--- start of DATA PROVIDED ---

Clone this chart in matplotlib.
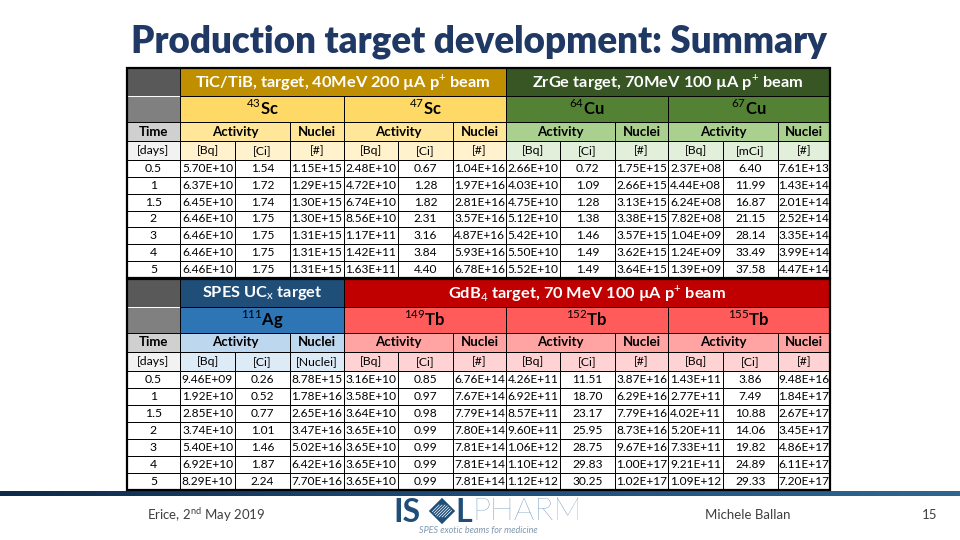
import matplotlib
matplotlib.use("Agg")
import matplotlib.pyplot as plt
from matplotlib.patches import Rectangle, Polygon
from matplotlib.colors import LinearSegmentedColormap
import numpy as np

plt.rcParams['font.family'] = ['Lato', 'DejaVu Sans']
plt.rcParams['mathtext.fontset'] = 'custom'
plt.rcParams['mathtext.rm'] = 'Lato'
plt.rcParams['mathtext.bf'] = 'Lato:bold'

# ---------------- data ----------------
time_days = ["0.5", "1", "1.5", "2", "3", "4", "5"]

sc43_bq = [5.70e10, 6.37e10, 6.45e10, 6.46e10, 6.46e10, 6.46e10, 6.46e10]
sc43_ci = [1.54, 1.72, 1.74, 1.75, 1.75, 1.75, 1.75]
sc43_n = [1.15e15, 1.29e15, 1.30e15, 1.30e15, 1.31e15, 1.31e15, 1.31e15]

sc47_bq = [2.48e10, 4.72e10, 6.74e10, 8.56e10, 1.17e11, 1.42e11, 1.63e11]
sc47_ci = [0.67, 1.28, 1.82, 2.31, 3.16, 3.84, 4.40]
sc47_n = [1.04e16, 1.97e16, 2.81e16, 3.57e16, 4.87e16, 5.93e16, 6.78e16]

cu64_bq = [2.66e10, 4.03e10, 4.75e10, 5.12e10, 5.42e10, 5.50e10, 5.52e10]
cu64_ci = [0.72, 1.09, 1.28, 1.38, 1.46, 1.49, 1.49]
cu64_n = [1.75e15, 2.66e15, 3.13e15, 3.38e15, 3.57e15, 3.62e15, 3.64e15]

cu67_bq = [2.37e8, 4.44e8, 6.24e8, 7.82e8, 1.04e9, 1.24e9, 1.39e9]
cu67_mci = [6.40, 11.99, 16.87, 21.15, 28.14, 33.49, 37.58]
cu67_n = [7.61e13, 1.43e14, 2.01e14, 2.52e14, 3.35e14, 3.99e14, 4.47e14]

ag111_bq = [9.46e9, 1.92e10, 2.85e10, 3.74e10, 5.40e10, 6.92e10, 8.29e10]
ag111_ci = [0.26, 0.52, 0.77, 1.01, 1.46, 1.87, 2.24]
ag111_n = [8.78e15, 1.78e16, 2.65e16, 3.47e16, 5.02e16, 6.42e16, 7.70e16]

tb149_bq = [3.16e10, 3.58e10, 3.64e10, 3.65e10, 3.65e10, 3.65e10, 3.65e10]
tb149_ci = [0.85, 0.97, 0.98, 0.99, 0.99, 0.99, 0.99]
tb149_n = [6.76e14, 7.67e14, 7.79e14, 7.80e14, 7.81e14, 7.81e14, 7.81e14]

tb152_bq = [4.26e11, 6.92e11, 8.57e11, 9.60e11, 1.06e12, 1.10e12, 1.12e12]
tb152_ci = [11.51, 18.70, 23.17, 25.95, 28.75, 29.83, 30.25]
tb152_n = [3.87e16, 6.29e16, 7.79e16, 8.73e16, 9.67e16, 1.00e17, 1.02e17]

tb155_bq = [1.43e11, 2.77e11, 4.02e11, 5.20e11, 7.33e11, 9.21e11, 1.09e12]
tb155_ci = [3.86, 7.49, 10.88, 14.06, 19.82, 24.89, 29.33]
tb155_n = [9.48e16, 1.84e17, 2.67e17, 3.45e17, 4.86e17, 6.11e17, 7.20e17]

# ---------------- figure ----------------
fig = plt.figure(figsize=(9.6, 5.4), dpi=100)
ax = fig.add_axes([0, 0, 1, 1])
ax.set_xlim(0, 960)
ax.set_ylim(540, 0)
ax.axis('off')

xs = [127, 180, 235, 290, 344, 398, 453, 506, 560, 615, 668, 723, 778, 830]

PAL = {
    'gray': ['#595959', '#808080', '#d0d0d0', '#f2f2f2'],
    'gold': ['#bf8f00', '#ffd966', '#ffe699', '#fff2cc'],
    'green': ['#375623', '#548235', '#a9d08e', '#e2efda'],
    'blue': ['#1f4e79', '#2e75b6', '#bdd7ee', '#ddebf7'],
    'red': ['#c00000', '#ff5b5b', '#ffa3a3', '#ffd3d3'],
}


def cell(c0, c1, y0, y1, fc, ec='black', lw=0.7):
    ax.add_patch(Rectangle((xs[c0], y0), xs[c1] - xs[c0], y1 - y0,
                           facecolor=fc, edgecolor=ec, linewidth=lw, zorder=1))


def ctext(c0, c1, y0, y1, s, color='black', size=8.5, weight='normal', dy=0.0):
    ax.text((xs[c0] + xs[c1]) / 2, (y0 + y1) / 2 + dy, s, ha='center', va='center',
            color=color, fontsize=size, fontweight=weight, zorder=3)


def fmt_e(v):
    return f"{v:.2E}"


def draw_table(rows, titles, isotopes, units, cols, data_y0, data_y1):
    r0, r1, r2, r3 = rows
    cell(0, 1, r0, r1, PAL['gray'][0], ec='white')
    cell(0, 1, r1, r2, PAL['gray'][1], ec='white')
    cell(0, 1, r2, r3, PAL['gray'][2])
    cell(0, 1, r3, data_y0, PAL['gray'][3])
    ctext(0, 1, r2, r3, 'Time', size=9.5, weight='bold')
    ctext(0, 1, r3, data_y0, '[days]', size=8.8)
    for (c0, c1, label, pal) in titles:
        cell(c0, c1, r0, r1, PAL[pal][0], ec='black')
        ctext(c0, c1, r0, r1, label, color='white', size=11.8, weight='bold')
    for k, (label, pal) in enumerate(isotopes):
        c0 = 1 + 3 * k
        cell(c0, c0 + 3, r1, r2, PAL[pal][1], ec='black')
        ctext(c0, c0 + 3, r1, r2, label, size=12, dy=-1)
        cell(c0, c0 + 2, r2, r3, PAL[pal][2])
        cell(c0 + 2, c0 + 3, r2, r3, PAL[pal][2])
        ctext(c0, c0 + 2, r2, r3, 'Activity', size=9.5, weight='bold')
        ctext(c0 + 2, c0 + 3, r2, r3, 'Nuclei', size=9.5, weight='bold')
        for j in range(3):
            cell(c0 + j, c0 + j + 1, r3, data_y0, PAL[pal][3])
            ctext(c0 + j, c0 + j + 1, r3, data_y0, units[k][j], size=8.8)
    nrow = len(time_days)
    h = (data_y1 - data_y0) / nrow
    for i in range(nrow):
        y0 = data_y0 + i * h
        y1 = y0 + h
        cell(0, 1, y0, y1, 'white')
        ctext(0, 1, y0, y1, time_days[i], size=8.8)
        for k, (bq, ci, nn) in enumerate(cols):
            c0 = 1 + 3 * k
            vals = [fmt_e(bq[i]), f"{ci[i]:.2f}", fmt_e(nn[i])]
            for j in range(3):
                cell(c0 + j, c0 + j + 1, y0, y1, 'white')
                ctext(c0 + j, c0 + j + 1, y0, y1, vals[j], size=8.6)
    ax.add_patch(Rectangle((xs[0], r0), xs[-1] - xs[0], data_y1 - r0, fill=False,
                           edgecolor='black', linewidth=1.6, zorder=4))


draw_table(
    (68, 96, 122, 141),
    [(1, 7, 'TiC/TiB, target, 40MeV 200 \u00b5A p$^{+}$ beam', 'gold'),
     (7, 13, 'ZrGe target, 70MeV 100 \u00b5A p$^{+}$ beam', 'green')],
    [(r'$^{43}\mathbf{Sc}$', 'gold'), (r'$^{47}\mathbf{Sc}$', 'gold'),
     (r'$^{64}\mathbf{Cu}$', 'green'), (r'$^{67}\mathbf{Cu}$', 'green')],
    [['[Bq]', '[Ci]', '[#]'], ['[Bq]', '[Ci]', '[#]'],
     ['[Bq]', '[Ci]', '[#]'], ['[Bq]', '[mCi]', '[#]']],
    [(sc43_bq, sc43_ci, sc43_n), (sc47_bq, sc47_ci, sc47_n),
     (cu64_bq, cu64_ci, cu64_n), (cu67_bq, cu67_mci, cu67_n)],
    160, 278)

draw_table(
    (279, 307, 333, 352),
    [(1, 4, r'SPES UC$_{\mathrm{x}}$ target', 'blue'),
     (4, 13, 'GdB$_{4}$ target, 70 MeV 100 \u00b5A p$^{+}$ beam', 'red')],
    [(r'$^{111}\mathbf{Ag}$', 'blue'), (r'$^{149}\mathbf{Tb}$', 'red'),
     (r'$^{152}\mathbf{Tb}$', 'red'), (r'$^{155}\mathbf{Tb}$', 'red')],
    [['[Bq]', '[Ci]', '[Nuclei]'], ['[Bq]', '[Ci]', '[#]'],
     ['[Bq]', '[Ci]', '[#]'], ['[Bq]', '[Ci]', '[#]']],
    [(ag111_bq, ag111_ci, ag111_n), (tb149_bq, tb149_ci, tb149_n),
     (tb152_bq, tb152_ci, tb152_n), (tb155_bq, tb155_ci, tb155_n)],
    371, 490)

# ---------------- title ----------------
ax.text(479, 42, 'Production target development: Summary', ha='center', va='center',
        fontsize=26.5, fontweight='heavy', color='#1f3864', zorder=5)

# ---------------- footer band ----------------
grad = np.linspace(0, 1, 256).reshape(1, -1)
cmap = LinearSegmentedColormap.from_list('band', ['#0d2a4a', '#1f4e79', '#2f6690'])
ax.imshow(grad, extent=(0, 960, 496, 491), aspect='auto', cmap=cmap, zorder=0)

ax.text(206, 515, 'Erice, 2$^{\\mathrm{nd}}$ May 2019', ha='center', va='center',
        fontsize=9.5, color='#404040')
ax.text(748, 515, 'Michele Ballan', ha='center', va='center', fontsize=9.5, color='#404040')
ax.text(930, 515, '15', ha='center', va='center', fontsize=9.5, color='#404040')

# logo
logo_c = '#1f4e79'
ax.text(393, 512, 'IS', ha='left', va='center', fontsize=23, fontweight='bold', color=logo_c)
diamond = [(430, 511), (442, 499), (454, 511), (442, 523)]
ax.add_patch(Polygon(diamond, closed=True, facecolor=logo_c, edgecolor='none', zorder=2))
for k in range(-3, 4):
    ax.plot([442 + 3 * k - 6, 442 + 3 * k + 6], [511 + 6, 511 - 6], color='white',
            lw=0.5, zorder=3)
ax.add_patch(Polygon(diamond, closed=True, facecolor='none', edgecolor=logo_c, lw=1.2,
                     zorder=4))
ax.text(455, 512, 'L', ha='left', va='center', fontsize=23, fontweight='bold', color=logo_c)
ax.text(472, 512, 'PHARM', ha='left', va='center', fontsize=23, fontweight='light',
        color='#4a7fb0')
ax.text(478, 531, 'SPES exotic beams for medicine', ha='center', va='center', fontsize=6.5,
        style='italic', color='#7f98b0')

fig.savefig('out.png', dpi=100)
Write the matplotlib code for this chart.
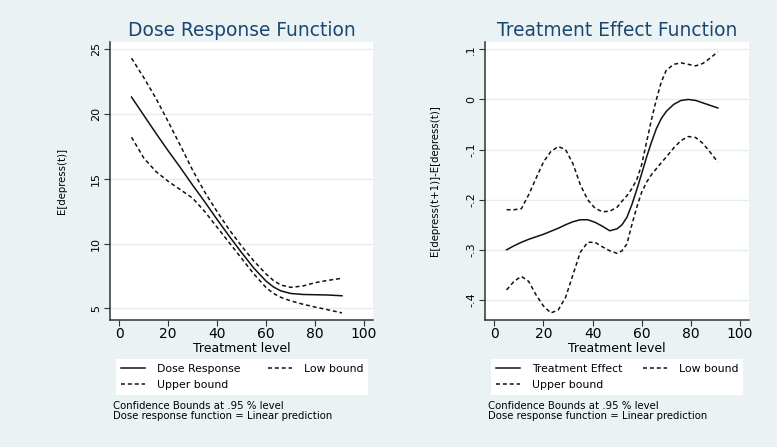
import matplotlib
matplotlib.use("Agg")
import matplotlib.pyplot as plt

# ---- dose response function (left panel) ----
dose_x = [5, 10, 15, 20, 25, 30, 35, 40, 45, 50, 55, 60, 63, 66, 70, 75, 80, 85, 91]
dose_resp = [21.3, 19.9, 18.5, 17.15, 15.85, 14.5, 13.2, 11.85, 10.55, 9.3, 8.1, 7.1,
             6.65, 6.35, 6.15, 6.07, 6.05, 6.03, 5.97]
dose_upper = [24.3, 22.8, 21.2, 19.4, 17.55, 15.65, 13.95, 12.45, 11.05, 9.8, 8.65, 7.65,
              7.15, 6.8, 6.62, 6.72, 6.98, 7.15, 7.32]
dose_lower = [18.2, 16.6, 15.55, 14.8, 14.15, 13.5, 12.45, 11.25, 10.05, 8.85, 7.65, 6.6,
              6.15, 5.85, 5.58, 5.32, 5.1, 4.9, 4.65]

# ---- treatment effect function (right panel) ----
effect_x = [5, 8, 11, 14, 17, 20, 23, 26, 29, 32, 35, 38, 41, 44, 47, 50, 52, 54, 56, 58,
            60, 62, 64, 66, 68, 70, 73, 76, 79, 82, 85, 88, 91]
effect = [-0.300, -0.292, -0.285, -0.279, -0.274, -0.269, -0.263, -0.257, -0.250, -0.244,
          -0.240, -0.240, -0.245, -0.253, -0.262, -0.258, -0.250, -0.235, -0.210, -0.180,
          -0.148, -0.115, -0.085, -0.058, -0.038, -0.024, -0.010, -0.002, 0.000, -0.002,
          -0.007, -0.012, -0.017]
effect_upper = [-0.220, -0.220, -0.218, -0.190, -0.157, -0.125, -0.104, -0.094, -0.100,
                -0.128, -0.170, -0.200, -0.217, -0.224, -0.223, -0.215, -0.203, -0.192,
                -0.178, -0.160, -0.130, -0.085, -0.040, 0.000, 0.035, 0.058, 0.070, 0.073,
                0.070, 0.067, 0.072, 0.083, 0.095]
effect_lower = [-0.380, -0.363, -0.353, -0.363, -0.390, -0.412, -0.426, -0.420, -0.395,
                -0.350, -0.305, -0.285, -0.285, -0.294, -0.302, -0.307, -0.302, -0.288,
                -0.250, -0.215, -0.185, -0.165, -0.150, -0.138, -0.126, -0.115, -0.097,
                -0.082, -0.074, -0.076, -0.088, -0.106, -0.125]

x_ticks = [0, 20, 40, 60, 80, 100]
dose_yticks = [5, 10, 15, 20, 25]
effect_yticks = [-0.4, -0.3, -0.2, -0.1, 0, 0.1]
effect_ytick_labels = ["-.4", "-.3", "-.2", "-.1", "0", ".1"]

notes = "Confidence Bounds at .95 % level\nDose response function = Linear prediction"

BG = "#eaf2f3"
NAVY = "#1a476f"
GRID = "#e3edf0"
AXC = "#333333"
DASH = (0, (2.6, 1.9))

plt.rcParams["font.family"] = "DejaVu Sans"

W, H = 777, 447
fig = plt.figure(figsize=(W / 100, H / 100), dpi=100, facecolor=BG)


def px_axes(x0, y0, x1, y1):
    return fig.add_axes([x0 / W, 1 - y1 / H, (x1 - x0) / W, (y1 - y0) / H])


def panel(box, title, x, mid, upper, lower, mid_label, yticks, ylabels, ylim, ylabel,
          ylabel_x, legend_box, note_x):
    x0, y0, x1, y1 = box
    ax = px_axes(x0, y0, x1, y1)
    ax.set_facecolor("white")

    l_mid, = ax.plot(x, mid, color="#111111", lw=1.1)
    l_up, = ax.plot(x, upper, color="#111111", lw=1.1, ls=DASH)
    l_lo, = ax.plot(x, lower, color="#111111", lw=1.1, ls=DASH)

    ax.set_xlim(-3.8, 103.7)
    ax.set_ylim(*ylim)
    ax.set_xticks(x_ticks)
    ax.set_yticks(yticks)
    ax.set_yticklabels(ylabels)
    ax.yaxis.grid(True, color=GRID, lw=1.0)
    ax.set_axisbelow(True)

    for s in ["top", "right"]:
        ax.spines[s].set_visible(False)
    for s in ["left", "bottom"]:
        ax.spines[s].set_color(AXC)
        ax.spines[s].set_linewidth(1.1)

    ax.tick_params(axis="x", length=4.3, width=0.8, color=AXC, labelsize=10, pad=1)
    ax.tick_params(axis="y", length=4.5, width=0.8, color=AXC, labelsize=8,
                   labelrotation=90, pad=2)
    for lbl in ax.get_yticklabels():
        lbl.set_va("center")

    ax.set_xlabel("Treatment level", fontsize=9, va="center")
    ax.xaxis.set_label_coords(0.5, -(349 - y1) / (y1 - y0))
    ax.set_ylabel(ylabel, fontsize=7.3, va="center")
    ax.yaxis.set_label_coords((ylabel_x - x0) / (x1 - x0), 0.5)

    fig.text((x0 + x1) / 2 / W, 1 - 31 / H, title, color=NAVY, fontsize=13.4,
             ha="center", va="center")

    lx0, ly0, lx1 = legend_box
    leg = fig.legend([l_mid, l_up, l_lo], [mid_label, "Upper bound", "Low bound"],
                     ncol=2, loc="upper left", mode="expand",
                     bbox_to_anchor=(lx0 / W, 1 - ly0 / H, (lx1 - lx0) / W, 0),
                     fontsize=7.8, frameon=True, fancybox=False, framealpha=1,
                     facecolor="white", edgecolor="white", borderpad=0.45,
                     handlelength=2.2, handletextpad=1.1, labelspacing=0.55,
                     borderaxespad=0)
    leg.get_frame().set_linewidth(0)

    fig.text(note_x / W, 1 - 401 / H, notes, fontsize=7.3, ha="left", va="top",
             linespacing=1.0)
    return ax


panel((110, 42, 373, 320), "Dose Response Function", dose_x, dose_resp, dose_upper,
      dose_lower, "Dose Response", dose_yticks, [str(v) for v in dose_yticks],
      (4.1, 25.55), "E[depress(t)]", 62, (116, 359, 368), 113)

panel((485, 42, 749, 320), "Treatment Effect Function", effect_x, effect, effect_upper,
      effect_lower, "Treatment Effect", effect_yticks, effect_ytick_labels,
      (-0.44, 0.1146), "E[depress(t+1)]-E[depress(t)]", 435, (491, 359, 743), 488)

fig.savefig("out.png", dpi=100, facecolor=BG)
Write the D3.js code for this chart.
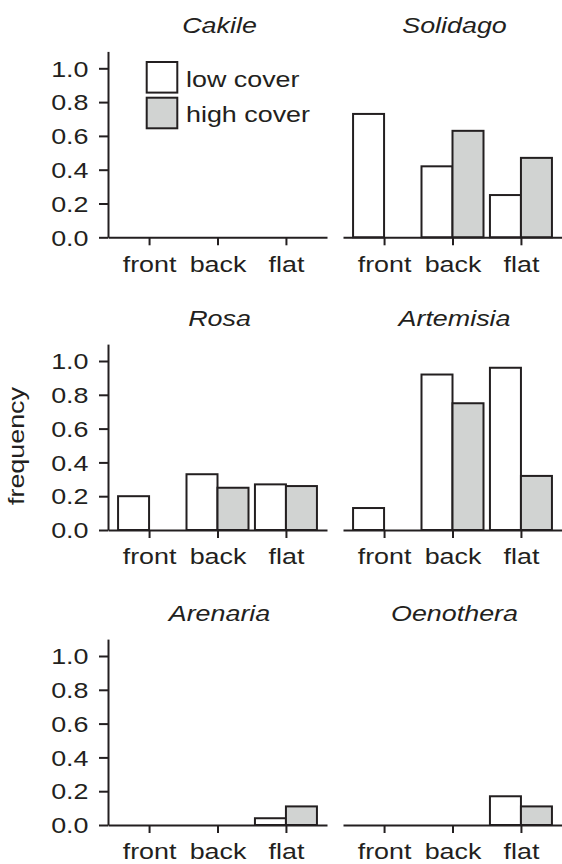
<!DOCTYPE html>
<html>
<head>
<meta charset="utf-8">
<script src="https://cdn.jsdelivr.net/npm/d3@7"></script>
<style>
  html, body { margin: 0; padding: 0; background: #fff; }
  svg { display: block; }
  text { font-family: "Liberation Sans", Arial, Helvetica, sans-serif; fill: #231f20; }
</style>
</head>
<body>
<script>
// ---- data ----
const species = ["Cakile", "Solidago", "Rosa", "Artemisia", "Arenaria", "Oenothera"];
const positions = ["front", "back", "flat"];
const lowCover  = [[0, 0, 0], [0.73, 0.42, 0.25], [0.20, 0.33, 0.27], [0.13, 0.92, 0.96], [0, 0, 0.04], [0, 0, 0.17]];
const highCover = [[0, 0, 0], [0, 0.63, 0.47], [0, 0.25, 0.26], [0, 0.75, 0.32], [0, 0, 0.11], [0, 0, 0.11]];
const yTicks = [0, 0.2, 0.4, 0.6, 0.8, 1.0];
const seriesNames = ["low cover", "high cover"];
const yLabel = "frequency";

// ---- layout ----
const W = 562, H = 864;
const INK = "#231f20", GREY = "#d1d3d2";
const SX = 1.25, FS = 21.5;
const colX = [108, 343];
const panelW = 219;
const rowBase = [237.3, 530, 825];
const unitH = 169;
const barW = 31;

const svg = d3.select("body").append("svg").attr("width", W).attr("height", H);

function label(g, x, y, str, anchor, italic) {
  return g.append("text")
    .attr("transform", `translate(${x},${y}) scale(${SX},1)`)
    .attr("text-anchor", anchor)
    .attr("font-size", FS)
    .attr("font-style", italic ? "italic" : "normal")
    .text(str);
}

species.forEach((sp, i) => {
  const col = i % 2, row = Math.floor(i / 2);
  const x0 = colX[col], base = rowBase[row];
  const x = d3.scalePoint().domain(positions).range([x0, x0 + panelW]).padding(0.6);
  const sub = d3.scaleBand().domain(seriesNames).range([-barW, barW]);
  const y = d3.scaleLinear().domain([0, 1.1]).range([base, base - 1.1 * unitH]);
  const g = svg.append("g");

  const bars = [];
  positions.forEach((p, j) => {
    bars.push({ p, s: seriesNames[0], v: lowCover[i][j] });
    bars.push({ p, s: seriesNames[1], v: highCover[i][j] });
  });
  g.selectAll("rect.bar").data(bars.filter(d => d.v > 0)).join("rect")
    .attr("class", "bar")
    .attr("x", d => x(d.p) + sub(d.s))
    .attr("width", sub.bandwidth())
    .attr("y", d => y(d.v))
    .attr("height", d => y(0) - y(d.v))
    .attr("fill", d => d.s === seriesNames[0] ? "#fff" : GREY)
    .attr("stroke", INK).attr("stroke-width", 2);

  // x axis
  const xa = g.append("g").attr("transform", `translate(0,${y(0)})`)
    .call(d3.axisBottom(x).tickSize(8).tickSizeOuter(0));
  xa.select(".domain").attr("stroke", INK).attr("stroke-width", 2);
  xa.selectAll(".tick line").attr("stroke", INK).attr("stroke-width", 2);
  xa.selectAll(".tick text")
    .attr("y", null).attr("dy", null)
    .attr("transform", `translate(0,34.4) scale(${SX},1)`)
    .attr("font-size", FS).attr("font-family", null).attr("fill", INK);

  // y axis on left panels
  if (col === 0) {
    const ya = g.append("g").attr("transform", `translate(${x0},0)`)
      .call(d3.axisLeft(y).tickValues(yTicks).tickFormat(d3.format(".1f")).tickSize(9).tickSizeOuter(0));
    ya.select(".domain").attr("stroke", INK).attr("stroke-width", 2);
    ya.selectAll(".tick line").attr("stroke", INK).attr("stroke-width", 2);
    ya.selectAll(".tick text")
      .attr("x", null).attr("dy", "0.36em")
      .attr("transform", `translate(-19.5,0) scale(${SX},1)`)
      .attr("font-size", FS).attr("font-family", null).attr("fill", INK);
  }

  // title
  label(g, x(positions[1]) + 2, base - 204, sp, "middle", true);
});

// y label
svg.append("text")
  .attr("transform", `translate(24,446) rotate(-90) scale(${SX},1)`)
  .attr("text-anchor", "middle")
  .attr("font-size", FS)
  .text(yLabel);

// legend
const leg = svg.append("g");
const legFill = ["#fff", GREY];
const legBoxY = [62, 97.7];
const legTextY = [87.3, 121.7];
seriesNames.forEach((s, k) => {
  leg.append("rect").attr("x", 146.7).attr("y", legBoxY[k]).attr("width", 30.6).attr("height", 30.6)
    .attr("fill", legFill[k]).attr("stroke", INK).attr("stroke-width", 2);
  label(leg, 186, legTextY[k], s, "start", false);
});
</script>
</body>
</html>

--- end of DATA PROVIDED ---

→ WHAT YOU NEED TO DO
Consider the entries above and return each line with the string "matplotlib".

→ FULL SOLUTION
Clone this chart in matplotlib.
import matplotlib
matplotlib.use("Agg")
import matplotlib.pyplot as plt
from matplotlib.patches import Rectangle, Polygon
from matplotlib.colors import LinearSegmentedColormap
Write the matplotlib code for this chart.
import matplotlib
matplotlib.use("Agg")
import matplotlib.pyplot as plt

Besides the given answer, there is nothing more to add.